Son Tae-young (born August 19, 1980) is a South Korean actress and former Miss Korea.

Career
As Miss Daegu, Son Tae-young placed second runner-up (or third place) at the Miss Korea pageant in 2000. She was the country's representative at the 2000 Miss International pageant, where she won 1st runner-up and Miss Photogenic.

Soon later turned to acting, appearing in the films Sad Movie (2005), the critically acclaimed The Railroad (2007), and Crazy Waiting (2008).
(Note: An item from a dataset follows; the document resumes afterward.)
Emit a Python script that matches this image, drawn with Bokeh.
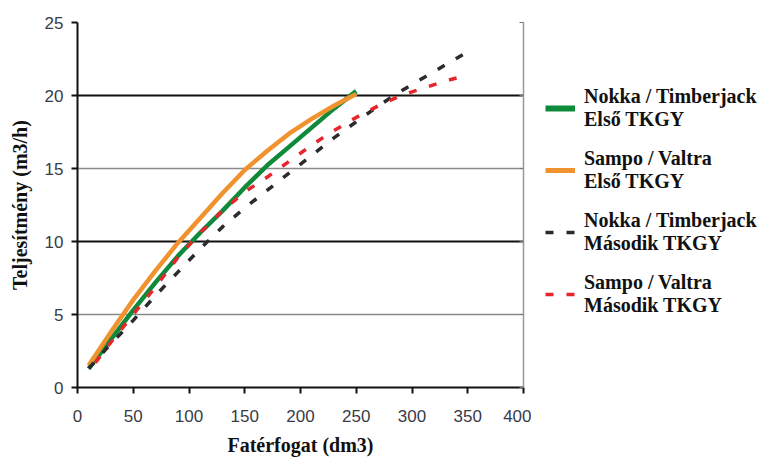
from bokeh.plotting import figure
from bokeh.layouts import row
from bokeh.models import (Range1d, LinearAxis, Grid, FixedTicker, Legend, LegendItem)
from bokeh.embed import file_html
from bokeh.resources import INLINE

# ---- data ----
x_nokka1 = [10, 30, 50, 70, 90, 110, 130, 150, 170, 190, 210, 230, 250]
y_nokka1 = [1.3, 3.3, 5.3, 7.2, 9.0, 10.6, 12.1, 13.7, 15.2, 16.5, 17.8, 19.1, 20.3]

x_sampo1 = [10, 30, 50, 70, 90, 110, 130, 150, 170, 190, 210, 230, 250]
y_sampo1 = [1.5, 3.8, 6.0, 8.0, 9.9, 11.6, 13.3, 14.9, 16.2, 17.4, 18.4, 19.3, 20.1]

x_nokka2 = [10, 30, 50, 70, 90, 110, 130, 150, 170, 190, 210, 230, 250, 270, 290, 310, 330, 350]
y_nokka2 = [1.3, 3.0, 4.6, 6.3, 7.9, 9.5, 11.0, 12.3, 13.5, 14.7, 15.9, 17.1, 18.2, 19.3, 20.3, 21.2, 22.1, 23.0]

x_sampo2 = [10, 30, 50, 70, 90, 110, 130, 150, 170, 190, 210, 230, 250, 270, 290, 310, 330, 340]
y_sampo2 = [1.1, 3.1, 5.0, 6.9, 8.9, 10.6, 12.1, 13.4, 14.4, 15.5, 16.6, 17.6, 18.5, 19.3, 20.0, 20.5, 21.0, 21.2]

labels = ["Nokka / Timberjack\nElső TKGY", "Sampo / Valtra\nElső TKGY",
          "Nokka / Timberjack\nMásodik TKGY", "Sampo / Valtra\nMásodik TKGY"]

x_ticks = [0, 50, 100, 150, 200, 250, 300, 350, 400]
y_ticks = [0, 5, 10, 15, 20, 25]
y_grid_light = [5, 15, 25]
y_grid_dark = [10, 20]

SERIF = "Liberation Serif"
SANS = "Liberation Sans"

styles = [dict(line_color="#0e8a3a", line_width=4.5, line_join="round"),
          dict(line_color="#f0922e", line_width=4.5, line_join="round"),
          dict(line_color="#2b2b2b", line_width=3.5, line_dash="8 13"),
          dict(line_color="#e5262b", line_width=3.5, line_dash="8 13", line_dash_offset=10)]

p = figure(width=531, height=458,
           min_border_left=77, min_border_top=22, min_border_right=8, min_border_bottom=71,
           x_range=Range1d(0, 400), y_range=Range1d(0, 25),
           output_backend="svg", toolbar_location=None, outline_line_color=None)

p.xgrid.grid_line_color = None
p.ygrid.grid_line_color = None
p.add_layout(Grid(dimension=1, ticker=FixedTicker(ticks=y_grid_light),
                  grid_line_color="#8a8a8a", grid_line_width=1.5))
p.add_layout(Grid(dimension=1, ticker=FixedTicker(ticks=y_grid_dark),
                  grid_line_color="#111111", grid_line_width=2))

for ax in (p.xaxis[0], p.yaxis[0]):
    ax.axis_line_color = "#111111"
    ax.axis_line_width = 2
    ax.major_tick_line_color = "#111111"
    ax.major_tick_line_width = 2
    ax.major_tick_in = 0
    ax.major_tick_out = 6
    ax.minor_tick_line_color = None
    ax.major_label_text_font = SANS
    ax.major_label_text_font_size = "17px"
    ax.major_label_text_color = "#3a3a48"
    ax.axis_label_text_font = SERIF
    ax.axis_label_text_font_style = "bold"
    ax.axis_label_text_font_size = "20px"
    ax.axis_label_text_color = "#111111"

p.xaxis.ticker = FixedTicker(ticks=x_ticks)
p.yaxis.ticker = FixedTicker(ticks=y_ticks)
p.xaxis.axis_label = "Fatérfogat (dm3)"
p.yaxis.axis_label = "Teljesítmény (m3/h)"
p.xaxis.major_label_standoff = 16
p.xaxis.axis_label_standoff = 9
p.yaxis.major_label_standoff = 8
p.yaxis.axis_label_standoff = 11

right = LinearAxis(ticker=FixedTicker(ticks=y_ticks),
                   major_label_overrides={t: "" for t in y_ticks},
                   major_label_standoff=0,
                   axis_line_color="#999999", axis_line_width=1.5,
                   major_tick_line_color="#777777", major_tick_in=4, major_tick_out=0,
                   minor_tick_line_color=None)
p.add_layout(right, "right")

p.line(x_nokka1, y_nokka1, **styles[0])
p.line(x_sampo1, y_sampo1, **styles[1])
p.line(x_nokka2, y_nokka2, **styles[2])
p.line(x_sampo2, y_sampo2, **styles[3])

# legend panel (separate figure, glyph samples only; NaN data draws nothing in the frame)
lg = figure(width=236, height=458, min_border=0,
            x_axis_type=None, y_axis_type=None,
            x_range=Range1d(0, 1), y_range=Range1d(0, 1),
            output_backend="svg", toolbar_location=None, outline_line_color=None)
lg.xgrid.grid_line_color = None
lg.ygrid.grid_line_color = None
nan = float("nan")
lrs = [lg.line([nan], [nan], **s) for s in styles]
lrs[0].glyph.line_width = 6
lrs[1].glyph.line_width = 5
lrs[3].glyph.line_dash_offset = 0
legend = Legend(items=[LegendItem(label=lab, renderers=[r]) for lab, r in zip(labels, lrs)],
                location=(14, 70), padding=0, margin=0, spacing=16,
                glyph_width=30, glyph_height=20, label_standoff=9,
                label_text_font=SERIF, label_text_font_style="bold",
                label_text_font_size="20px", label_text_color="#111111",
                border_line_color=None, background_fill_alpha=0)
lg.add_layout(legend)

open("out.html", "w").write(file_html(row(p, lg, spacing=0), INLINE))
Son is more prolific in television, with starring and supporting roles in dramas such as One Million Roses (2003), Two Wives (2009), You're the Best, Lee Soon-shin (2013), and Into the Flames (2014).

In 2014, Son played the leading role of a wife with a cheating husband in the Chinese romantic comedy film Love War, opposite Hu Bing and Winston Chao.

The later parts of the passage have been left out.